Data Mining Historical Manuscripts and Culture Artifacts
Initiatives such as the Google Print Library Project and the Million Book Project have already archived more than fifteen million books in digital format, over 11% of all the books ever published, and within the next decade the majority of world's books will be online. While this digitized collection will be an invaluable resource for researchers to browse and search, we feel that the additional step of mining these manuscripts will reveal new insights, knowledge and historical context. Although most of the data will naturally be text, there will also be tens of millions of pages of images, many in color. In this dissertation, we introduce a simple color measure which both addresses and exploits typical features of historical manuscripts. To enable the efficient mining of massive archives, we propose a tight lower bound to the measure. Beyond the fast similarity search, we show how this lower bound allows us to build several higher-level data mining tools, including motif discovery and link analyses. We demonstrate our ideas in several data mining tasks on manuscripts dating back to the fifteenth century.

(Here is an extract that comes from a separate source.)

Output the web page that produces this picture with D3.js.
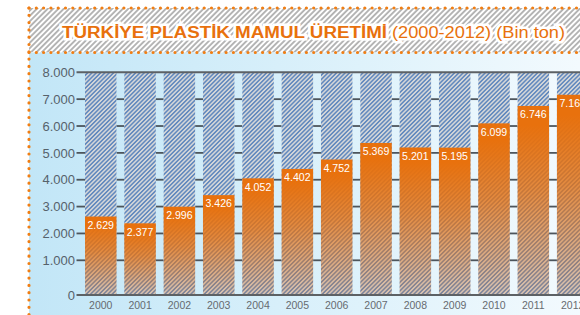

Compared to the well preserved or already digitized historical manuscripts, there is another category of cultural heritage, rock art, which requires urgent action in order to be explored and archived for prosperity. Rock art is an archaeological term for human-made markings on stone, including carvings into stone surfaces (petroglyphs) and paintings on stone (pictographs). It is believed that there are millions of petroglyphs in North America alone, and the study of this valued cultural resource has implications even beyond anthropology and history. Surprisingly, although image processing, information retrieval and data mining have had large impacts on many human endeavors, they have had essentially zero impact on the study of rock art. In this dissertation, we consider, for the first time, the problem of data mining large collections of rock art. We propose a robust distance measure for unconstrained and complex shapes, a cheap-to-compute tight lower bound, and algorithms based on these two ideas which enable very fast query-by-content and make the otherwise intractable data mining tasks in large collections of rock art tenable.